On March 21, 2018, South Dakota Governor Daugaard signed S.B. 62, enacting the state’s first data breach notification law, which will go into effect July 1, 2018. Previously, Alabama and South Dakota were the only U.S. states without data breach notification. As of July 2018, Alabama will be the last state without a data breach notification law, though this may soon change. The District of Columbia and three U.S. territories – Guam, Puerto Rico and the U.S. Virgin Islands – also have data breach notification laws in place.
South Dakota’s law requires that any person or business that conducts business in South Dakota and owns or licenses computerized “personal information” or “protected information” of the state’s residents (such persons/businesses referred to as “information holders”) disclose any “breach of system security” to any South Dakota resident whose personal or protected information was, or is reasonably believed to have been, acquired by an unauthorized person.
The law gives information holders a sixty-day window (from date of discovery or notification of the breach) to notify individuals, unless law enforcement determines that the notification should be delayed. However, if the information holder holds an appropriate investigation, reasonably determines that the breach will not likely result in harm to the affected residents and notifies the South Dakota attorney general of its determination, then the information holder is not required to notify affected residents.
Additionally, information holders must notify (1) all consumer reporting agencies and (2) if the breach affects over 250 South Dakota residents, the South Dakota attorney general. This consumer reporting agency notification obligation is unique, as most state breach notification laws only require such notification if a high number of residents, for example 500 or 1,000 residents, are affected.
The law provides the state Attorney General (and, potentially, affected residents) with imposing remedies. A violation of the breach notification law is considered a deceptive act or practice under South Dakota Codified Laws (“SDCL”) § 37-24-6, South Dakota’s consumer protection law. The South Dakota attorney general may (1) “prosecute each failure to disclose” under the breach notification law’s provisions as a deceptive act or practice under SDCL § 37-24-6, (2) impose a civil penalty of up to $10,000 per day per violation and (3) avail himself of any of the remedies provided under chapter 37-24 of SDCL. South Dakota Attorney General Jackley reportedly stated that failure to be notified under the breach notification law entitles affected residents to a private right of action under SDCL § 37-24-31.
 “Personal information” is defined as a person’s name in combination with any of the following: (a) Social Security numbers, (b) driver’s license numbers or other government-issued unique identification numbers, (c) account, credit card or debit card numbers, in combination with any required code, PIN or information that would permit access to a person’s financial account, (d) health information as defined by HIPAA, and (e) employee identification numbers in combination with any code or biometric data required for authentication.
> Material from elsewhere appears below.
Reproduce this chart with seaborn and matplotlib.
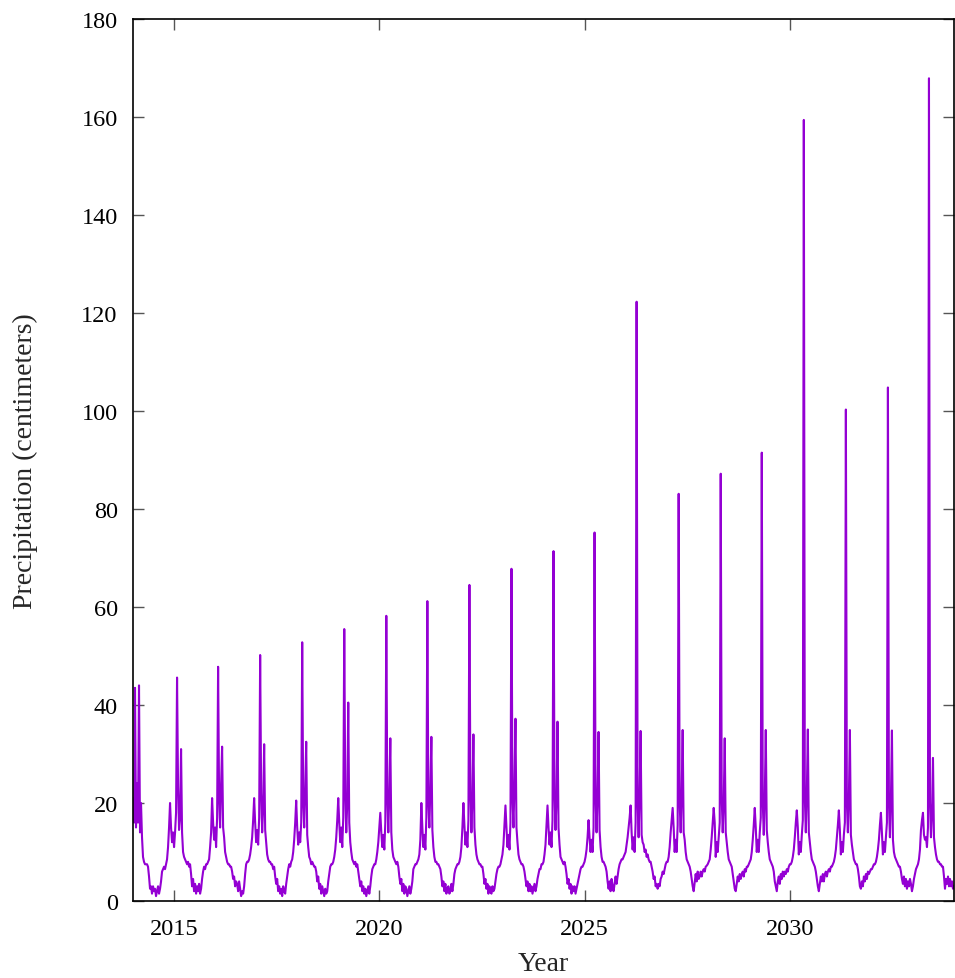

 “Protected information” is defined as (a) user names and email addresses in combination with any associated passwords or security question answers which would provide access to online accounts, and (b) account, credit card or debit card numbers in combination with any required code or password that permits access to a person’s financial account. Please note that (b) overlaps with part of the definition of “personal information,” but not completely.